Despite the seeming hopelessness of the socio-political landscape, it’s not impossible to channel that energy into positivity. Words alone don’t change much without accompanying actions. And, coincidingly, we can’t depend on our leaders to fix everything that’s wrong in our lives or communities, especially when they seem to disagree with one another more than they speak with their constituents. So, what can WE do as individuals, as citizens?
There are many ways we can ALL make positive change in our community and it begins in our neighborhoods. Our neighborhoods are the secret sauce of what makes this community great. Whether a neighborhood has been neglected or tended to, it’s a litmus test for the identity of the greater community. While the following is by no means an exhaustive list of possibilities, it begins a conversation you can have with your neighbors.
If you have public safety concerns, there are many ways you can spark change. Proper education can help combat crimes of opportunity. For example, larceny in the Northwest quadrant of the city is more than double as compared to the rest of the city. Why? Because vehicle and homeowners aren’t locking their vehicles or closing their garage doors, which makes them especially vulnerable to personal property crimes. Communicating and exchanging contact information with our neighbors and looking out for one another is at the core of what will keep us safe, especially with how easy it is to communicate in the era of cell phones and social media.
Working with your police liaison and requesting increased patrols and working together to implement community policing is an excellent way to build relationships with the Fort Wayne Police Department. It also establishes trust and a heightened sense of security. And, proactive maintenance, known as positive activation, actually helps lower crime. For example, adding neighborhood signage, cleaning up empty lots and parks, picking up litter, and trimming overgrown foliage, improves perceptions of safety, which helps lower crime.
Our roads, alleys, and sidewalks are a vital part of creating a safe transportation infrastructure. If you live on a busy street (with less than 10,000 vehicles in volume) and are interested in a traffic calming initiative, there’s a program just for that, read my post on traffic calming for more information! You can also join the local group Three Rivers Active Streets and help support Vision Zero - a strategy to eliminate all traffic fatalities and severe injuries, while increasing safe, healthy, equitable mobility for everyone.

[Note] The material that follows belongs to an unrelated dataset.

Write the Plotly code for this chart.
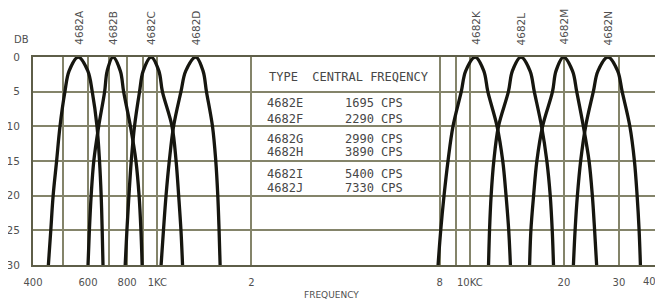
import math
import plotly.graph_objects as go

# ---- data ----
db_levels = [30, 25, 20, 15, 10, 5, 2, 0, 2, 5, 10, 15, 20, 25, 30]

freq_4682A = [448, 456, 464, 476, 488, 506, 522, 558, 599, 619, 641, 653, 661, 666, 670]
freq_4682B = [600, 606, 614, 626, 649, 678, 691, 721, 761, 780, 820, 854, 874, 886, 894]
freq_4682C = [789, 799, 811, 825, 845, 877, 901, 955, 1011, 1038, 1114, 1148, 1170, 1190, 1204]
freq_4682D = [1028, 1046, 1066, 1092, 1127, 1190, 1233, 1328, 1400, 1436, 1501, 1538, 1561, 1576, 1588]
freq_4682K = [7912, 8068, 8267, 8513, 8831, 9387, 9700, 10400, 11081, 11417, 12220, 12744, 13057, 13317, 13483]
freq_4682L = [11476, 11560, 11697, 11930, 12347, 13285, 13683, 14571, 15578, 16076, 16962, 17635, 18080, 18348, 18521]
freq_4682M = [15533, 15679, 15995, 16385, 17088, 18385, 18868, 19937, 21303, 21978, 23079, 24069, 24658, 25076, 25449]
freq_4682N = [21449, 21715, 22085, 22624, 23471, 24836, 25708, 27664, 29708, 30720, 32508, 33620, 34296, 34805, 35137]

curve_names = ["4682A", "4682B", "4682C", "4682D", "4682K", "4682L", "4682M", "4682N"]
curve_freqs = [freq_4682A, freq_4682B, freq_4682C, freq_4682D,
               freq_4682K, freq_4682L, freq_4682M, freq_4682N]

table_header = "TYPE  CENTRAL FREQENCY"
table_types = ["4682E", "4682F", "4682G", "4682H", "4682I", "4682J"]
table_freqs = ["1695 CPS", "2290 CPS", "2990 CPS", "3890 CPS", "5400 CPS", "7330 CPS"]
table_rows_db = [6.6, 8.9, 11.8, 13.7, 16.9, 18.9]

x_tickvals = [400, 500, 600, 700, 800, 900, 1000, 2000, 8000, 9000, 10000, 20000, 30000, 40000]
x_ticktext = ["400", "", "600", "", "800", "", "1KC", "2", "8", "", "10KC", "20", "30", ""]
x_last_label = "40"
y_tickvals = [0, 5, 10, 15, 20, 25, 30]

# ---- styling ----
GRID = "#84846a"
BORDER = "#5e5e48"
CURVE = "#16160f"
TEXT = "#505050"
FONT = "DejaVu Sans"
MONO = "DejaVu Sans Mono"

fig = go.Figure()
for name, fr in zip(curve_names, curve_freqs):
    fig.add_trace(go.Scatter(
        x=fr, y=db_levels, mode="lines", name=name, showlegend=False,
        hoverinfo="skip",
        line=dict(color=CURVE, width=3.3, shape="spline", smoothing=1.0),
    ))

# curve labels (rotated) above the plot
for name, fr in zip(curve_names, curve_freqs):
    peak = fr[db_levels.index(0)]
    fig.add_annotation(
        x=math.log10(peak), xref="x", y=1, yref="paper",
        yanchor="bottom", yshift=10, textangle=-90, showarrow=False,
        text=name, font=dict(family=FONT, size=10.5, color=TEXT),
    )

# table text
TAB = dict(family=MONO, size=12, color="#474747")
fig.add_annotation(x=3.351, y=2.9, xref="x", yref="y", xanchor="left",
                   showarrow=False, text=table_header.replace(" ", "&nbsp;"), font=TAB)
for t, f, d in zip(table_types, table_freqs, table_rows_db):
    fig.add_annotation(x=3.344, y=d, xref="x", yref="y", xanchor="left",
                       showarrow=False, text=t, font=TAB)
    fig.add_annotation(x=3.792, y=d, xref="x", yref="y", xanchor="right",
                       showarrow=False, text=f, font=TAB)

# DB label, last tick label and axis title
fig.add_annotation(x=0, y=1, xref="paper", yref="paper", xanchor="center",
                   yanchor="middle", xshift=-12, yshift=18, showarrow=False,
                   text="DB", font=dict(family=FONT, size=10, color=TEXT))
fig.add_annotation(x=1, y=0, xref="paper", yref="paper", xanchor="right",
                   yanchor="middle", xshift=0, yshift=-16, showarrow=False,
                   text=x_last_label, font=dict(family=FONT, size=10, color=TEXT))
fig.add_annotation(x=0.478, y=0, xref="paper", yref="paper", xanchor="center",
                   yanchor="middle", yshift=-30, showarrow=False,
                   text="FREQUENCY", font=dict(family=FONT, size=9, color=TEXT))

fig.update_layout(
    width=655, height=293,
    margin=dict(l=25, r=5, t=49, b=36),
    paper_bgcolor="white", plot_bgcolor="white",
    font=dict(family=FONT, color=TEXT),
    xaxis=dict(
        type="log", range=[math.log10(400), math.log10(40000)],
        tickmode="array", tickvals=x_tickvals, ticktext=x_ticktext,
        showgrid=True, gridcolor=GRID, gridwidth=1.5,
        showline=True, mirror=True, linecolor=BORDER, linewidth=2,
        zeroline=False, ticks="outside", ticklen=7, tickcolor="rgba(0,0,0,0)",
        tickfont=dict(family=FONT, size=10, color=TEXT), automargin=False,
    ),
    yaxis=dict(
        range=[30, 0], tickmode="array", tickvals=y_tickvals,
        showgrid=True, gridcolor=GRID, gridwidth=1.5,
        showline=True, mirror=True, linecolor=BORDER, linewidth=2,
        zeroline=False, ticks="outside", ticklen=9, tickcolor="rgba(0,0,0,0)",
        tickfont=dict(family=FONT, size=10.5, color=TEXT), automargin=False,
    ),
)

fig.write_html("out.html")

They and other groups also support Complete Streets which is an approach to planning, designing, building, operating, and maintaining streets that enables safe access for all people who need to use them, including pedestrians, bicyclists, motorists and transit riders of all ages and abilities.
Similarly, FWCS endorses the Safe Routes to School program that promotes and incentivizes walking and bicycling to school through infrastructure improvements, enforcement, tools, and safety education. Parents can commit to auditing how their children’s schools are acitivating this program, by walking or bicycling with their children on randomized days to assess route safety, and reporting concerns to FWCS transportation.
Whether you live in an urban or suburban area, you can preserve our tree canopy by planting and replacing street trees for the next generation to enjoy. The City of Fort Wayne actually offers a cost-sharing program each spring for homeowners who want street trees! Then, of course, you can start a Little Free Library or plant exchange - with the idea that you offer as much as you take. Creative landscaping ideas and public art can also really bring a neighborhood together by beautifying eyesores.
You can join your neighborhood association, and if you don’t have one, consider creating one with the help of the City of Fort Wayne’s Neighborhood Planning & Activation Team. Our neighborhoods offer the perfect opportunity for democratic participation and civic engagement. My neighborhood association meets regularly at an ice cream shop!
Most of these ideas require more sweat equity than anything else. My vision for this community is not only to serve on City Council, but to mobilize neighbors. Citizen activation engages, grows capacity, and provides a greater sense of safety and identity in our neighborhoods. Personal investments lead to community investments, and you don’t have to be an elected official to be a force of change.